==== Data shown ====
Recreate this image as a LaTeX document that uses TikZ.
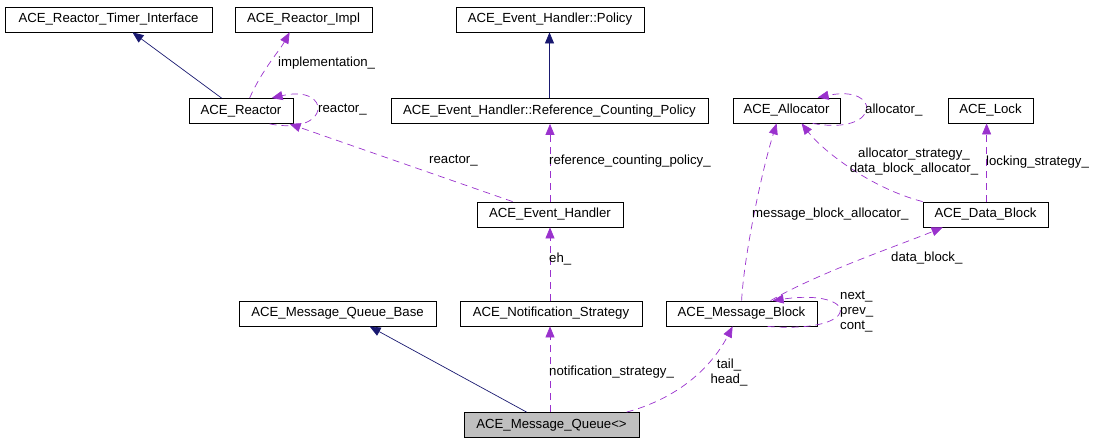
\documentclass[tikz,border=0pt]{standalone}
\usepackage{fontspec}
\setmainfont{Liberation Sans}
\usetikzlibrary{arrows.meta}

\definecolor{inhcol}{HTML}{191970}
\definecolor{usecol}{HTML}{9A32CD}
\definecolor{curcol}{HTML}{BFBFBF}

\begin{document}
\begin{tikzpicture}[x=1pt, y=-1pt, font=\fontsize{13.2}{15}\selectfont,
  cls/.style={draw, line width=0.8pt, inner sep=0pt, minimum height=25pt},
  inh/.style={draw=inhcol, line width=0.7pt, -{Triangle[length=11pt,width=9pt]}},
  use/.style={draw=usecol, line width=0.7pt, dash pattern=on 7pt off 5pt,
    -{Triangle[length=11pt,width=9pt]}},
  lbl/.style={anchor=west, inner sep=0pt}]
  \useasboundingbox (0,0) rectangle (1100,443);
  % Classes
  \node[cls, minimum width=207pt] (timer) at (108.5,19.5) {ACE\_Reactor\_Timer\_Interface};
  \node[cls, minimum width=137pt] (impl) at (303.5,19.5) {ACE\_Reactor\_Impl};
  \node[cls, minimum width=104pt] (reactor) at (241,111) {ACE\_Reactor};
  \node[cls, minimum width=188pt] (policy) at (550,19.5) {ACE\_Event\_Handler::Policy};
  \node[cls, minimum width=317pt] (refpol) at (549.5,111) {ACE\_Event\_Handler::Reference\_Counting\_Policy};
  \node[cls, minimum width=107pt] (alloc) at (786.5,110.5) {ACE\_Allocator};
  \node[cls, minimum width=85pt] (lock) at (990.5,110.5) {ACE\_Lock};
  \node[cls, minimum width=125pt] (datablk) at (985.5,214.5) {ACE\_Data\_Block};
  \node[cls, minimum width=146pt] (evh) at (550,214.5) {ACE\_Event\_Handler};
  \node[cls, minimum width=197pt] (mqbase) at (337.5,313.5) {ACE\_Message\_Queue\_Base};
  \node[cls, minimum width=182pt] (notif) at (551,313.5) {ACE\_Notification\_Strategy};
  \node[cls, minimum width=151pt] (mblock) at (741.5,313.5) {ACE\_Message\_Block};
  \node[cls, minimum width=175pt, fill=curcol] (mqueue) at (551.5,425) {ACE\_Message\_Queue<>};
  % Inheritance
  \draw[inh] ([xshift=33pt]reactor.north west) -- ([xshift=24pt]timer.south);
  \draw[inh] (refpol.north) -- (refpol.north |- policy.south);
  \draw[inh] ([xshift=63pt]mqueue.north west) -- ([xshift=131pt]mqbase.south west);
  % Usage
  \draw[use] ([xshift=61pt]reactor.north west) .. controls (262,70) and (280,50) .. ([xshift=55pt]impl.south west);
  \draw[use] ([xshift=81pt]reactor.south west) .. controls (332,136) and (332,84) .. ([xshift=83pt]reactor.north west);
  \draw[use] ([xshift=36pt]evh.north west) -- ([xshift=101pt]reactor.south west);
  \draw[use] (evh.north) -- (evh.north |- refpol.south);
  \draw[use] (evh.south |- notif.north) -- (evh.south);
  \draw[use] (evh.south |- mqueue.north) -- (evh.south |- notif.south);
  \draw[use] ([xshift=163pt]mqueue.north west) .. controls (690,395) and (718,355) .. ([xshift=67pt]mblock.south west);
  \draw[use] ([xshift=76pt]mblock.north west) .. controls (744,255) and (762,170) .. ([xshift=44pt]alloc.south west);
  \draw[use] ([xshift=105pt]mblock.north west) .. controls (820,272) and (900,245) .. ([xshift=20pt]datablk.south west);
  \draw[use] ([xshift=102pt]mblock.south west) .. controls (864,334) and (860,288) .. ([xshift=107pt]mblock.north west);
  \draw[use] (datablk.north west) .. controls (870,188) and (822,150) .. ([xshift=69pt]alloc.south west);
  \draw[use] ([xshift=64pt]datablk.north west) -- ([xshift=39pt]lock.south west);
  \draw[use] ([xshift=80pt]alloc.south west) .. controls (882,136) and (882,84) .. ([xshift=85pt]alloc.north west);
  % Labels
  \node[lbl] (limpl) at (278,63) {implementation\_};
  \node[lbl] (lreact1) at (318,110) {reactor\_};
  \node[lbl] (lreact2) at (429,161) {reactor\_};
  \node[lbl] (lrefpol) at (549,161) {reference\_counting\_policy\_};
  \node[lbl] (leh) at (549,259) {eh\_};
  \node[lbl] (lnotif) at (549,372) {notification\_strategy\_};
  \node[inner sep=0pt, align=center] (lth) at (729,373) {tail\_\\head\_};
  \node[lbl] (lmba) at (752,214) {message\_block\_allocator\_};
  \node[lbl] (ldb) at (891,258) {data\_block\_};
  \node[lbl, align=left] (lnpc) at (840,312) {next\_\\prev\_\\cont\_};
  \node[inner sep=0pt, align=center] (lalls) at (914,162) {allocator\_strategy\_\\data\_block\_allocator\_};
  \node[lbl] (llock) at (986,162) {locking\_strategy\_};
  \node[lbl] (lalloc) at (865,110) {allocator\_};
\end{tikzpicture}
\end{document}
====
==== Data shown ====
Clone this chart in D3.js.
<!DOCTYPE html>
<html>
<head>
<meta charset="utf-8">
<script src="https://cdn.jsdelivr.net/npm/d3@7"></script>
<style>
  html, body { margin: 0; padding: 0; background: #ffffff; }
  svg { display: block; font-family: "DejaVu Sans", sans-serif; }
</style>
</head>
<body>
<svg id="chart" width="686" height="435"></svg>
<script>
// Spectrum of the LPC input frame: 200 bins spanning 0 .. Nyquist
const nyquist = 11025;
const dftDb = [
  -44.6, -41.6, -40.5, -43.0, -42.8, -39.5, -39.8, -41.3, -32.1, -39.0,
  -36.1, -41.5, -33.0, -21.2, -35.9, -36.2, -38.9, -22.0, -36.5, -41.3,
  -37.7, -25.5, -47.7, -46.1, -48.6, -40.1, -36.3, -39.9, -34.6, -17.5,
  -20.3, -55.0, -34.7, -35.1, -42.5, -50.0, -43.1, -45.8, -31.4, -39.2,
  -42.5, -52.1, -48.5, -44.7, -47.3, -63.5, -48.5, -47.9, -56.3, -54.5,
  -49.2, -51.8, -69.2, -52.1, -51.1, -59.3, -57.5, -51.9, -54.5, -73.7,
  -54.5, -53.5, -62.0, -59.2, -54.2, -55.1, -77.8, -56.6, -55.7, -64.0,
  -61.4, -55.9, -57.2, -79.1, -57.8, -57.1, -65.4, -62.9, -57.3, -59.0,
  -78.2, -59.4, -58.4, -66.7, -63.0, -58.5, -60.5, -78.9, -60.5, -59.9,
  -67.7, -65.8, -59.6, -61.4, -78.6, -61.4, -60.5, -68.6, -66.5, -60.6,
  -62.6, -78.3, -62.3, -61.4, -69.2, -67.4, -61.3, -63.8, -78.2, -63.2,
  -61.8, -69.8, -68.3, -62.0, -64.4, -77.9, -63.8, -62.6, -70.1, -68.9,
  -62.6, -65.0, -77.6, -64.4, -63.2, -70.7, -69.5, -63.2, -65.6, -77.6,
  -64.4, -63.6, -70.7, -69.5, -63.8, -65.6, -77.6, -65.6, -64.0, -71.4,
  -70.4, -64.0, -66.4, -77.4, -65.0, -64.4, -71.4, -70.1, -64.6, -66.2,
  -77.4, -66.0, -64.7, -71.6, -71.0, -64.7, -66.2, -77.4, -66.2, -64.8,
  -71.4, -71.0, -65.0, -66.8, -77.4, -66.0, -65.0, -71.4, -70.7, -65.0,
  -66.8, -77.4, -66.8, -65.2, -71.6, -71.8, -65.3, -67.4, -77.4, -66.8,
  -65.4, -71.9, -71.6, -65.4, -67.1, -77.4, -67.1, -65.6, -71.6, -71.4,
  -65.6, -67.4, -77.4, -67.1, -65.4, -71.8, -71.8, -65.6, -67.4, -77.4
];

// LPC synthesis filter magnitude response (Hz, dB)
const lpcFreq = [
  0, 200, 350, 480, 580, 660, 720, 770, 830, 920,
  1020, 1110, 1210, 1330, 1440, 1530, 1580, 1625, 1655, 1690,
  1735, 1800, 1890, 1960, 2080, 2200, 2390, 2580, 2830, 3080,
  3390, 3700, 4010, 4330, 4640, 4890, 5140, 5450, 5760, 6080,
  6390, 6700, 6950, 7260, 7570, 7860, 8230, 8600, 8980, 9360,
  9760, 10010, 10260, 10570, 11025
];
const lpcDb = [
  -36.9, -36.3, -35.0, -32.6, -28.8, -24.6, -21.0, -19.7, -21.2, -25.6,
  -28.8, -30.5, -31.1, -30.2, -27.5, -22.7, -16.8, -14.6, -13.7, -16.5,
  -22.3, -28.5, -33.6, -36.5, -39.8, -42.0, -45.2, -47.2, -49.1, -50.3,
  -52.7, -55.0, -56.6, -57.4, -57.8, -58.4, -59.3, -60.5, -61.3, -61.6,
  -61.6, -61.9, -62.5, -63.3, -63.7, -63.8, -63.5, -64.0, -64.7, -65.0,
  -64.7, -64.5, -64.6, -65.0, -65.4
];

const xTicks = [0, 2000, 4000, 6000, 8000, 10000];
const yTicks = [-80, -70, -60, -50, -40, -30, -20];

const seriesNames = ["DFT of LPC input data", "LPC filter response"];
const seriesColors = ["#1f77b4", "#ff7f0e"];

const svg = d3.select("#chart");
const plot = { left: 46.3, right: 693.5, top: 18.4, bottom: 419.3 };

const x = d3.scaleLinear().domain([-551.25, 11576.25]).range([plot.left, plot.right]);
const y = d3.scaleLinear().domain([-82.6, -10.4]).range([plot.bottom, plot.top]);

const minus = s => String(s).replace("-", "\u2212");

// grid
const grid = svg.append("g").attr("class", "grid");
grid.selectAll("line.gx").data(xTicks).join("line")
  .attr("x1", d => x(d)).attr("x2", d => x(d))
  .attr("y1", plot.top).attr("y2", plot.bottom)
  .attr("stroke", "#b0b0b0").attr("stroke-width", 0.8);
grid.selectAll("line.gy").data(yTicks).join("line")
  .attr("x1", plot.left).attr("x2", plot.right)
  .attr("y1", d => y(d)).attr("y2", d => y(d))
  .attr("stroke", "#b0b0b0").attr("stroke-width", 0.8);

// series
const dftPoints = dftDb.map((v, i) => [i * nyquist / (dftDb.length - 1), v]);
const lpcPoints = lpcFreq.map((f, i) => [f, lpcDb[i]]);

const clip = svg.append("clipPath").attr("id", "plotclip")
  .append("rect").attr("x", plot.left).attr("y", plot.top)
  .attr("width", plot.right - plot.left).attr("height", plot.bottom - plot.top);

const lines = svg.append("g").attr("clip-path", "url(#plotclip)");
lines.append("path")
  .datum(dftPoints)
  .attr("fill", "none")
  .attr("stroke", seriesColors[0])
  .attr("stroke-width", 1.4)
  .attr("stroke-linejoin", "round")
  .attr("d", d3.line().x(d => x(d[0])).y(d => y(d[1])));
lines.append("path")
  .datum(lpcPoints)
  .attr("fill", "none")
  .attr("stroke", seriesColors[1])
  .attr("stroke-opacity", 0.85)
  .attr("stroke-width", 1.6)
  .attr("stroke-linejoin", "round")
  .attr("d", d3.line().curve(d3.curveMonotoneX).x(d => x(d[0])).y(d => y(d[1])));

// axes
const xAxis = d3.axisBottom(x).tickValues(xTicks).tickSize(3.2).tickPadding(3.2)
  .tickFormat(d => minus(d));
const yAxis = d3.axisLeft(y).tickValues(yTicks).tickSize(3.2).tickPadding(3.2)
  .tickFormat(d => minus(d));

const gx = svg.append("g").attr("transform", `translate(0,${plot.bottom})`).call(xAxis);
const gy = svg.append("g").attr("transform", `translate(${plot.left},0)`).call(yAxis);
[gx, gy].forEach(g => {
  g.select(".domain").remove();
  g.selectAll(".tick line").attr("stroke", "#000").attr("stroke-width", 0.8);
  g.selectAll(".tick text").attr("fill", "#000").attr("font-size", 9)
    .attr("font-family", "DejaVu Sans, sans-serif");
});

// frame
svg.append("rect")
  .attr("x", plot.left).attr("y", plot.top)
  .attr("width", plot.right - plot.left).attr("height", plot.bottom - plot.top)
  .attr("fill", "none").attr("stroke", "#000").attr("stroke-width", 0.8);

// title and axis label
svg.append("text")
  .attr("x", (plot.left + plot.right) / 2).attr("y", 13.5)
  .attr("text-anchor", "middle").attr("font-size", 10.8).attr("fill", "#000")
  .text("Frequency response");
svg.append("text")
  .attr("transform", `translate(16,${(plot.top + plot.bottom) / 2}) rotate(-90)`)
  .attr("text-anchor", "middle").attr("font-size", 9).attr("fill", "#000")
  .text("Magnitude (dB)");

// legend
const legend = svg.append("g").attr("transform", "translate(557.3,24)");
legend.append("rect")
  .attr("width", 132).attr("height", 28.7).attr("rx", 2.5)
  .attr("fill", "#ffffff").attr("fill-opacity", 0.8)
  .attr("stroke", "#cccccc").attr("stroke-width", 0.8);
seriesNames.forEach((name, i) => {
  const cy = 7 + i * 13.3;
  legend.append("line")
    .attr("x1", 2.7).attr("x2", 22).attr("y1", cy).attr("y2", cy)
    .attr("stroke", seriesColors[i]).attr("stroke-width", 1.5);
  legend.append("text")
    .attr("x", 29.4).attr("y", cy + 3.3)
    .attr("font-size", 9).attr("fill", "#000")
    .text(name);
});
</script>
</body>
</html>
====
==== Data shown ====
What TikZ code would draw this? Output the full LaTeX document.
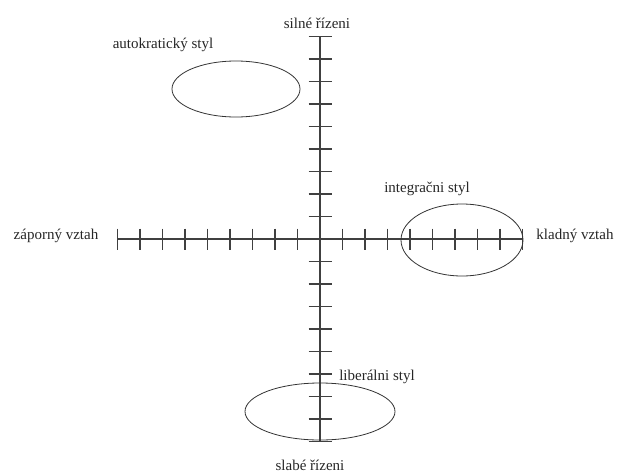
====
Goal of the exercise: Copy out every line holding the string "chart".

Correct answer:
Clone this chart in D3.js.
<svg id="chart" width="686" height="435"></svg>
const svg = d3.select("#chart");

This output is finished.